The Trafford Centre has been an iconic North West shopping and leisure destination for over 20 years, famous for its luxurious marble malls and unique architecture.
Many might not realise it, but there’s so much more to The Trafford Centre than fashion and food.
Whilst it’s partially closed, the shopping centre giant has revealed 18 secrets and interesting facts about the centre that you might not know:
1. The idea of The Trafford Centre was conceived in 1984. Planning permission was sought in 1986 and approval was finally upheld by the House of Lords in 1995. It took 27 months to build and opened on 10th September 1998.
2. The Great Hall entrance is home to one of the world’s largest chandeliers – so big it houses its own interior staircase! Made up of thousands of pieces of Chinese crystal, the chandelier measures 11m x 9m and weighs a hefty 5 ½ tons.
3. The Great Hall staircase is made of Chicken Red Marble from the Luoyong district of China and was modelled on the staircase of the Titanic.
4. Extensive use has been made of natural stone for the floors of the malls and for the frontages and interiors of the shops. The different stones used were chosen for their attractiveness in terms of colour and pattern. The variety of stone types selected provided examples of all three major rock types to be seen in the earth’s crust.
5. The Orient is the largest food court in Europe, seating 1,600 people, and its design is based on an ocean liner visiting different areas of the world including China, Egypt, Europe and America.

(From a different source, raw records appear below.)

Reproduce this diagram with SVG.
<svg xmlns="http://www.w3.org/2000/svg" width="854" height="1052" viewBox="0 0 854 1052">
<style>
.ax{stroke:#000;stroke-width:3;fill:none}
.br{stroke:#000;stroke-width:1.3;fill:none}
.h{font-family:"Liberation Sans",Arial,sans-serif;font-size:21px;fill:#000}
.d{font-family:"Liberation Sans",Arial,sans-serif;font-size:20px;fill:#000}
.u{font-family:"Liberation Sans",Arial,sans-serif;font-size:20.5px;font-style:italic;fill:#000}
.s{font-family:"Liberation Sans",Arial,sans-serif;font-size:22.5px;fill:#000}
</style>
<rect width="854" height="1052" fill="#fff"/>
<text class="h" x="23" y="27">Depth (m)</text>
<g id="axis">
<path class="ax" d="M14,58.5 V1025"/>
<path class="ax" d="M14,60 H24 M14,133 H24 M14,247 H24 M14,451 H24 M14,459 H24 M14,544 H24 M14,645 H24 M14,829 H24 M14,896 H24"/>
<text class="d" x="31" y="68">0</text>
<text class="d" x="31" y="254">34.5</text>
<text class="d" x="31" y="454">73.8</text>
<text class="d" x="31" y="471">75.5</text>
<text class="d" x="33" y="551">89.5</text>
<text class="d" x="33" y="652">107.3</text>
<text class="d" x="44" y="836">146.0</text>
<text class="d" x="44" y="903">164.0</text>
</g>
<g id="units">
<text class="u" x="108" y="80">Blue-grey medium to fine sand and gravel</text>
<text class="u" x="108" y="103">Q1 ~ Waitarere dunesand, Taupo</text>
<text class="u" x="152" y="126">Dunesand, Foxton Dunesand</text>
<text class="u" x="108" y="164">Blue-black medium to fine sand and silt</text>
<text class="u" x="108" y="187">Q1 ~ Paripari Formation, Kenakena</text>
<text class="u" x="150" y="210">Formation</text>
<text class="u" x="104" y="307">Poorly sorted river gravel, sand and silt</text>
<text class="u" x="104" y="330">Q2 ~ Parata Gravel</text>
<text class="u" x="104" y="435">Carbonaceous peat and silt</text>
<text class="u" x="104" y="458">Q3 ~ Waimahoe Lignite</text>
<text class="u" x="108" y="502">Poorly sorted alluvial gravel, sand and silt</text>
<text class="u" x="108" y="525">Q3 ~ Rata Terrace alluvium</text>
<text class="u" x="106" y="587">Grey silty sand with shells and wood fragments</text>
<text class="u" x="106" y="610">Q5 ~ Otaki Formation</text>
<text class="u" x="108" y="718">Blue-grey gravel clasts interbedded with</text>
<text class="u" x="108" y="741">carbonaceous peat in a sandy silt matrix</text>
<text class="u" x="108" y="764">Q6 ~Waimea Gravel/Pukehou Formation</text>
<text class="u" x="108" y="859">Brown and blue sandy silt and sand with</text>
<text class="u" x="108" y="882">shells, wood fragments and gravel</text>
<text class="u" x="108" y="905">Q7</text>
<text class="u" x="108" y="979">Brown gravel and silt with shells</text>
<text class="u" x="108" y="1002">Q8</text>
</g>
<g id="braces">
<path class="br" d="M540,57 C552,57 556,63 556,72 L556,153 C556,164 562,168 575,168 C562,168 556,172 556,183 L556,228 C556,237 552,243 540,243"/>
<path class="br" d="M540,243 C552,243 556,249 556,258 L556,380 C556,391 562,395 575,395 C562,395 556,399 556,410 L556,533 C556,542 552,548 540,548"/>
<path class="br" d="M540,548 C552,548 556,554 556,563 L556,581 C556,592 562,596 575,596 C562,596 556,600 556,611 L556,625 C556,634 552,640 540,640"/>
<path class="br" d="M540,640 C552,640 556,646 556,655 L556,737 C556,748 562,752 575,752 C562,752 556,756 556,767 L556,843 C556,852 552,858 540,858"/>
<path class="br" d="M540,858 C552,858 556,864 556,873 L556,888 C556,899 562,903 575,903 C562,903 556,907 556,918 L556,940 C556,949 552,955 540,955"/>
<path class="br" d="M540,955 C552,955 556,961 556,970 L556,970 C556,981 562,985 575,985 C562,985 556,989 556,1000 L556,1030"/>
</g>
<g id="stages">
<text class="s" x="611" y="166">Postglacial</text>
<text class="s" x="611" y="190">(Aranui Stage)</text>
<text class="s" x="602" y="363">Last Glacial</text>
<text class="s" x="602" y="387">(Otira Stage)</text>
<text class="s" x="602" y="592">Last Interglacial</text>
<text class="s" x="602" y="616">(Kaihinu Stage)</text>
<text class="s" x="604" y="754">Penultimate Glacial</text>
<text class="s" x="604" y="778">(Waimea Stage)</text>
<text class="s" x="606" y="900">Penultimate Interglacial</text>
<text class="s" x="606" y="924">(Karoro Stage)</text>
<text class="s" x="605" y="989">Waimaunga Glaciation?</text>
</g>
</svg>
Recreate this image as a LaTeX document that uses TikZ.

6. The Orient ceiling has been modelled to resemble the sky with the colour changing from pink at dawn, blues in the afternoon and reds and purples at dusk. 2000 bright stars twinkle throughout the evening, followed by the 12 constellations and the stars of the Milky Way.
7. Outside The Great Hall entrance you’ll find the Trafford Crest Sculpture consisting of a Roman Centurion, a griffin and a unicorn. The piece is based on various elements within the Trafford Coat of Arms and took 16 months to complete.
8. Since the centre opened, nearly £1million has been collected in total from the centre’s spectacular fountains. Every single coin generously dropped into the water by shoppers is washed, cleaned and donated to the centre’s local nominated charities.
9. The palm trees on Peel Avenue are not only real, they are originally from California and were transported to the centre with a short stint in Amsterdam to acclimatise.
10. The main dome by Selfridges is based on the dome of St Paul’s Cathedral in London and can change colour from blue to green, yellow and red.
11. intu Trafford Centre was the chosen location for the first Selfridges outside London. The high-end department store is synonymous with designer brands, stylish homeware and gourmet food.
12. Look at the floor by the glass lifts in the Main Dome and you’ll find a plaque to mark where a time capsule was buried in 1998, with children attending from local primary school Barton Clough.
13. A time capsule was also buried in the newly transformed Barton Square in February 2020, again with students from Barton Clough primary school who drew pictures of the centre to go in the capsule.
14. The portraits above Regent Crescent (near Debenhams) are the individuals involved in the original build, including architects, artists, developers and designers.
15. The centre contains 3.5 miles of brass which is cleaned and polished every single night.
16. The centre’s 135 toilets and 60 urinals are cleaned and maintained so regularly that the centre has achieved a national award ‘Loo of the Year’ for 17 years in a row – a royal flush!
17. Unlike most other shopping malls, the centre is set amidst a 150-acre site of beautiful landscaping. Influenced by the landscaped boulevards of Los Angeles, borders of fresh woodland plants line all routes in to the Centre and natural wooded areas surround the building.
18. The preserved Wilderspool Wood, near The Great Hall entrance, attracts a host of birds including green finch, wrens and blue tits.